(Part of a data file)
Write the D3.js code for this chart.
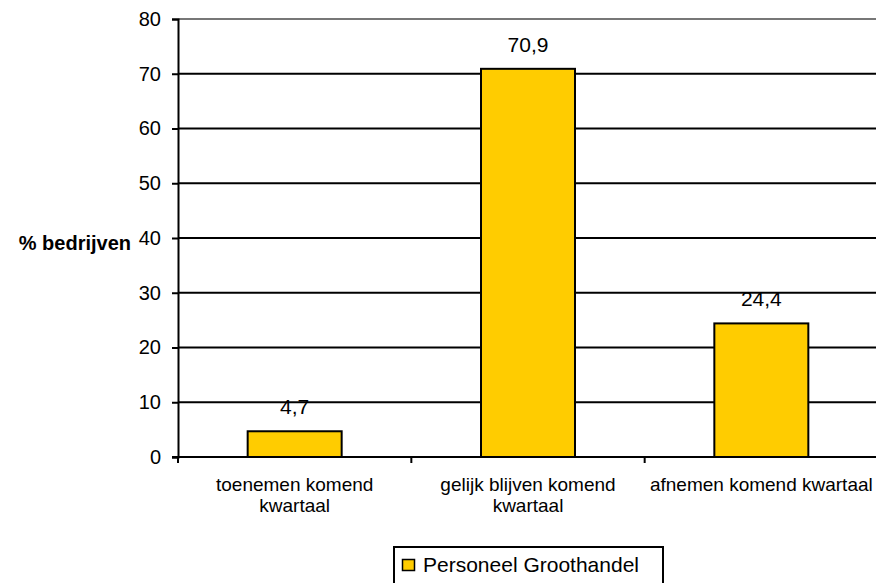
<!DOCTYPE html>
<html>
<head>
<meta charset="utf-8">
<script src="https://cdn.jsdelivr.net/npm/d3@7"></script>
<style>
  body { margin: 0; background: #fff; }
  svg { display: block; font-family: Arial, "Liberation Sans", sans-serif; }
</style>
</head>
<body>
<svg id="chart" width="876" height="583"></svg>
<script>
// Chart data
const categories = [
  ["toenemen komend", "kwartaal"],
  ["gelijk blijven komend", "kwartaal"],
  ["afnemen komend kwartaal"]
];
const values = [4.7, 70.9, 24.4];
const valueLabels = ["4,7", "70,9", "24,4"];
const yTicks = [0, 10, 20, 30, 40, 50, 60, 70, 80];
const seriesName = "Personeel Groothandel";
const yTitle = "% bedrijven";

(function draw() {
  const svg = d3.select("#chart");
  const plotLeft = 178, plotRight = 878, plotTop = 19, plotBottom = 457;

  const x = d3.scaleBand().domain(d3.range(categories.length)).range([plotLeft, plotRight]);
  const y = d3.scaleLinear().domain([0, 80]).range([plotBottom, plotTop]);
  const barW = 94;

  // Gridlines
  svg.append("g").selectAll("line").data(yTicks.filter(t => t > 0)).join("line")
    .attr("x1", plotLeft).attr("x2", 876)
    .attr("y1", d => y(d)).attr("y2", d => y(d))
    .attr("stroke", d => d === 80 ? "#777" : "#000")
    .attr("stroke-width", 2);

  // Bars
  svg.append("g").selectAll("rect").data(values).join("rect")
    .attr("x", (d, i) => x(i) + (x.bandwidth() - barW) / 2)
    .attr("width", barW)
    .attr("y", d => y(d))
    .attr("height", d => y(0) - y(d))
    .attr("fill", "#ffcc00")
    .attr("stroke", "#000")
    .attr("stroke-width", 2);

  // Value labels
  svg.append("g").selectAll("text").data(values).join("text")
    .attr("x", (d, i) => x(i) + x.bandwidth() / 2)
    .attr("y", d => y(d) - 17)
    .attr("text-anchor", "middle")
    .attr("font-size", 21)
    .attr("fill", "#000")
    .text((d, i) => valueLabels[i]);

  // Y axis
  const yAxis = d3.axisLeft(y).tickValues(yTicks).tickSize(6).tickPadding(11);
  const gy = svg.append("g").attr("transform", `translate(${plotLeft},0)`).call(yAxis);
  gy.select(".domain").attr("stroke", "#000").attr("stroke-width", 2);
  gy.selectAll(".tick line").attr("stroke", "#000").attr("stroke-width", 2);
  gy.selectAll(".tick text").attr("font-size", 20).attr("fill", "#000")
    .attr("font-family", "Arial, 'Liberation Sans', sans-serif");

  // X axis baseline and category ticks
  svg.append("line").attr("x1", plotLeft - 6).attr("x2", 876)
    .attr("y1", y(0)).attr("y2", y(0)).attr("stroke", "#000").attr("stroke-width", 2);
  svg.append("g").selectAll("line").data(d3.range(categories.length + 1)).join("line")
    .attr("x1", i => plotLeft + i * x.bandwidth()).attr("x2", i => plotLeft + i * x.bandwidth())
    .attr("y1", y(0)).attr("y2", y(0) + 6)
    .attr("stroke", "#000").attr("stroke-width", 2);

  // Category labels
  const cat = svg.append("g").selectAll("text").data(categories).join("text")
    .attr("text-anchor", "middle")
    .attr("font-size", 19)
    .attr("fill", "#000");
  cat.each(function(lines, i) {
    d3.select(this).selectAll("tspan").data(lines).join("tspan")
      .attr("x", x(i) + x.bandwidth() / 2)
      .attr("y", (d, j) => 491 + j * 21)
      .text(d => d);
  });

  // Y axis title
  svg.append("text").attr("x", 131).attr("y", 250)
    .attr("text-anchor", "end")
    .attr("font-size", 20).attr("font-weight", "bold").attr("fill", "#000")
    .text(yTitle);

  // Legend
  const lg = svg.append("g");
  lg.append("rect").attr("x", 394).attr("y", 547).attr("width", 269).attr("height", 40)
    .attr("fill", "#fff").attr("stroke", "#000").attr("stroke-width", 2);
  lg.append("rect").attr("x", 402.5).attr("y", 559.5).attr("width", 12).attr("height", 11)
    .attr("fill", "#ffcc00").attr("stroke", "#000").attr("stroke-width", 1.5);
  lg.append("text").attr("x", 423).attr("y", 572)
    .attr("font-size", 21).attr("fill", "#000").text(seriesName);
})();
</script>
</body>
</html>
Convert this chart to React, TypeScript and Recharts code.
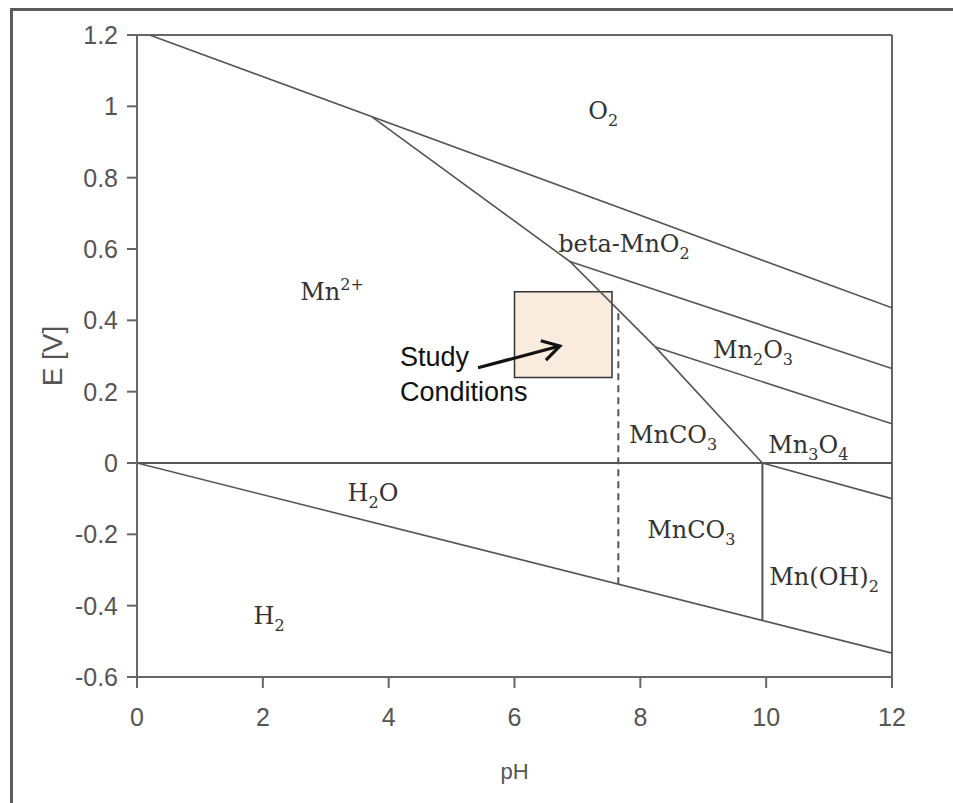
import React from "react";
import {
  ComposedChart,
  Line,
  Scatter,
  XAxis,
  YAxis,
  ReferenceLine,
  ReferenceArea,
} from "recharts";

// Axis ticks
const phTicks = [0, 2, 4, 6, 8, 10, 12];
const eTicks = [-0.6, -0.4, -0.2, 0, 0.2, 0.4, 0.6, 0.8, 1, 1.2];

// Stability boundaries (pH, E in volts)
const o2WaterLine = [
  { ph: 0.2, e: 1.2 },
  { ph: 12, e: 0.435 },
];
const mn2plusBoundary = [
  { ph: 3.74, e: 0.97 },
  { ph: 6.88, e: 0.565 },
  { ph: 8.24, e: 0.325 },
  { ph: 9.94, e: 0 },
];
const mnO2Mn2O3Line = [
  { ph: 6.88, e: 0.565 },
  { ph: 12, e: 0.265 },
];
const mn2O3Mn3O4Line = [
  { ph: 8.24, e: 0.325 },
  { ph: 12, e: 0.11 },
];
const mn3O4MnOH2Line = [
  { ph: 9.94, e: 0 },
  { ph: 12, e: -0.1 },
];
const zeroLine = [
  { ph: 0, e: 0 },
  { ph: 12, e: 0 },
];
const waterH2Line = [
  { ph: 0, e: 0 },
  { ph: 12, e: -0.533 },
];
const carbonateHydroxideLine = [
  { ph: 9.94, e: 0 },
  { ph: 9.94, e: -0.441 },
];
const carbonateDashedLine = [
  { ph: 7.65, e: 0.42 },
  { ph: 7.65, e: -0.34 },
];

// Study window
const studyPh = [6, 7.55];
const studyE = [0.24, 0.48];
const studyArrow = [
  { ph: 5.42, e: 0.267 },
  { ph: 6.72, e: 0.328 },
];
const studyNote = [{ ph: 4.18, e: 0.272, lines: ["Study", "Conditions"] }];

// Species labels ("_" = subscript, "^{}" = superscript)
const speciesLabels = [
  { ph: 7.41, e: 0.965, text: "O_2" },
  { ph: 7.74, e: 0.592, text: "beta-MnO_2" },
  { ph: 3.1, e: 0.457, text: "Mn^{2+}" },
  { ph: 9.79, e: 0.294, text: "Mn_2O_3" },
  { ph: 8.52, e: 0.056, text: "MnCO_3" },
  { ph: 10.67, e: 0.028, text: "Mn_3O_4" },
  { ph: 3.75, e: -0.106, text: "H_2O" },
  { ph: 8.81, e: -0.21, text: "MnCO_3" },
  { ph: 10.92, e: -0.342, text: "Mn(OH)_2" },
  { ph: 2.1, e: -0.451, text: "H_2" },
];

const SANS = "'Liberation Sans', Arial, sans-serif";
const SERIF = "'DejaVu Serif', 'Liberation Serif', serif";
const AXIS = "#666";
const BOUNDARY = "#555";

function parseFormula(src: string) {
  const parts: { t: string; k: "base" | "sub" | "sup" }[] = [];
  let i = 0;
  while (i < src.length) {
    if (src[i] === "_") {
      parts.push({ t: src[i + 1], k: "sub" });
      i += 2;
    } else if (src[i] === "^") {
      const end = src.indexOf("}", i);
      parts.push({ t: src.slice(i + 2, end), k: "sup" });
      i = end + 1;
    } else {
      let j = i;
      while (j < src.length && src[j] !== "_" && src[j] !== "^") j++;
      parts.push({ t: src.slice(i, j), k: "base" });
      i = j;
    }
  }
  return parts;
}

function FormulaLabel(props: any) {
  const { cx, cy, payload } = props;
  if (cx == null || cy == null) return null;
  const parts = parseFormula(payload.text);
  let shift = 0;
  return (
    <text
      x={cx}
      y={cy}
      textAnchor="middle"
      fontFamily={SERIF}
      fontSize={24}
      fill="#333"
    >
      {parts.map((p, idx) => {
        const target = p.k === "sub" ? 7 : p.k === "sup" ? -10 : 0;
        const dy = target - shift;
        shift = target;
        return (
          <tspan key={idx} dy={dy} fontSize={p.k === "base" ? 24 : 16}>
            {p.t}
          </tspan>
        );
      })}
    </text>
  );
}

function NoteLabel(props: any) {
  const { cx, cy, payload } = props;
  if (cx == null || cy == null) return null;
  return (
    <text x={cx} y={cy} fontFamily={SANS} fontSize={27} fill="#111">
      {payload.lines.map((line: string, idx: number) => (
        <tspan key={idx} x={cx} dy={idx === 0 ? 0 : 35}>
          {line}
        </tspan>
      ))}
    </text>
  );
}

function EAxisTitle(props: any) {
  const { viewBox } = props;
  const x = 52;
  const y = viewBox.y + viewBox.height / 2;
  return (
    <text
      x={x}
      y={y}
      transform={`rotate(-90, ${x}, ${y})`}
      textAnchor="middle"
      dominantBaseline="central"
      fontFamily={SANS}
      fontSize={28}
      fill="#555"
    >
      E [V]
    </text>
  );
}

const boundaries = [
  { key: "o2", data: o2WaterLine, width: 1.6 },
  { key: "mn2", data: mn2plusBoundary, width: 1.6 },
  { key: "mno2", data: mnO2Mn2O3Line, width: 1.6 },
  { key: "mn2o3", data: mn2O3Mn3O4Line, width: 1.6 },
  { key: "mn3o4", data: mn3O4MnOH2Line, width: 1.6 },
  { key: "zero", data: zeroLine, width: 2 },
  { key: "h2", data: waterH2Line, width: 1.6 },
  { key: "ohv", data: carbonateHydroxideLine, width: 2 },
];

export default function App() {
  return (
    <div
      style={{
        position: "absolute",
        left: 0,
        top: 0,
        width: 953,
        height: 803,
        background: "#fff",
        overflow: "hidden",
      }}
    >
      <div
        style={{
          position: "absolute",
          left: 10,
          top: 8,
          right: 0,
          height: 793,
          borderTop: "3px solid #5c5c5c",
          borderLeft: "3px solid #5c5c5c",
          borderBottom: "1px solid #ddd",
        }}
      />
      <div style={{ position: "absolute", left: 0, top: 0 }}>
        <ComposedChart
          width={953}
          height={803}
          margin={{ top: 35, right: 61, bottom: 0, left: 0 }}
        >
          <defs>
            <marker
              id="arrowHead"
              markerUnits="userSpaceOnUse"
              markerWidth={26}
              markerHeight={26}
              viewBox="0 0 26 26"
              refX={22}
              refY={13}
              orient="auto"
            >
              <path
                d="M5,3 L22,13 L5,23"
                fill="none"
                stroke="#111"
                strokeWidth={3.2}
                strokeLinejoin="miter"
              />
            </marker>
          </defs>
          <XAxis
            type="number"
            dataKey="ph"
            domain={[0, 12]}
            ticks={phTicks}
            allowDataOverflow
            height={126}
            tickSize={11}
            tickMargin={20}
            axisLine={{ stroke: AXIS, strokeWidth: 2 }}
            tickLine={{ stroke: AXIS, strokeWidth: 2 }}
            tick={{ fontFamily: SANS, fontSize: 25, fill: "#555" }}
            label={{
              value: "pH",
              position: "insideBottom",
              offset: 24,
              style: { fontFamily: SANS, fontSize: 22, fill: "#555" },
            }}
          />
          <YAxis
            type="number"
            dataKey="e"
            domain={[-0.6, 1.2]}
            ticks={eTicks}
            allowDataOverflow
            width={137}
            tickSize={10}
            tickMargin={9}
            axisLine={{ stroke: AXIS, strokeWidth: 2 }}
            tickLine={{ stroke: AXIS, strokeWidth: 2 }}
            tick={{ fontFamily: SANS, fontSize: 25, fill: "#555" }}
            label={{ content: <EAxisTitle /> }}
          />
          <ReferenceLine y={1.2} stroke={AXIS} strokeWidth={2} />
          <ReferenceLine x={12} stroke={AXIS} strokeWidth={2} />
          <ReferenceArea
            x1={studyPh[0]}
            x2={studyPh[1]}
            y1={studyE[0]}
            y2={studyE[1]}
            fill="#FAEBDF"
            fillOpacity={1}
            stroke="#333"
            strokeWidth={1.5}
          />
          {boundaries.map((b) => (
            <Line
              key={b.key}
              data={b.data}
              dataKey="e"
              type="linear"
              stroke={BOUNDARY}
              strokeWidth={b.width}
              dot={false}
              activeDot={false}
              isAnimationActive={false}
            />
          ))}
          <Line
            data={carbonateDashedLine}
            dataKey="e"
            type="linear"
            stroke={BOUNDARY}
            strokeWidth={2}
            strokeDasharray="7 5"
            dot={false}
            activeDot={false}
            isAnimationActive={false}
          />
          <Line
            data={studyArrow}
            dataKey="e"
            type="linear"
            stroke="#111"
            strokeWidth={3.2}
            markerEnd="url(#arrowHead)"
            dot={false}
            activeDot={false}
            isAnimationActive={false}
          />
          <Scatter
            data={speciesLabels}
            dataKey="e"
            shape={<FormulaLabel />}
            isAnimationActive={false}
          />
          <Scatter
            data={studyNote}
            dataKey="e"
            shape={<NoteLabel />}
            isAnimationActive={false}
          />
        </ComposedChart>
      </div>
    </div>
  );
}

__Task objective__
Repeat, exactly and in full, each line from the start of the data to the line that contains "const barW = 94;". Pictures do not go in.

__Answer below__
Write the D3.js code for this chart.
<!DOCTYPE html>
<html>
<head>
<meta charset="utf-8">
<script src="https://cdn.jsdelivr.net/npm/d3@7"></script>
<style>
  body { margin: 0; background: #fff; }
  svg { display: block; font-family: Arial, "Liberation Sans", sans-serif; }
</style>
</head>
<body>
<svg id="chart" width="876" height="583"></svg>
<script>
// Chart data
const categories = [
  ["toenemen komend", "kwartaal"],
  ["gelijk blijven komend", "kwartaal"],
  ["afnemen komend kwartaal"]
];
const values = [4.7, 70.9, 24.4];
const valueLabels = ["4,7", "70,9", "24,4"];
const yTicks = [0, 10, 20, 30, 40, 50, 60, 70, 80];
const seriesName = "Personeel Groothandel";
const yTitle = "% bedrijven";

(function draw() {
  const svg = d3.select("#chart");
  const plotLeft = 178, plotRight = 878, plotTop = 19, plotBottom = 457;

  const x = d3.scaleBand().domain(d3.range(categories.length)).range([plotLeft, plotRight]);
  const y = d3.scaleLinear().domain([0, 80]).range([plotBottom, plotTop]);
  const barW = 94;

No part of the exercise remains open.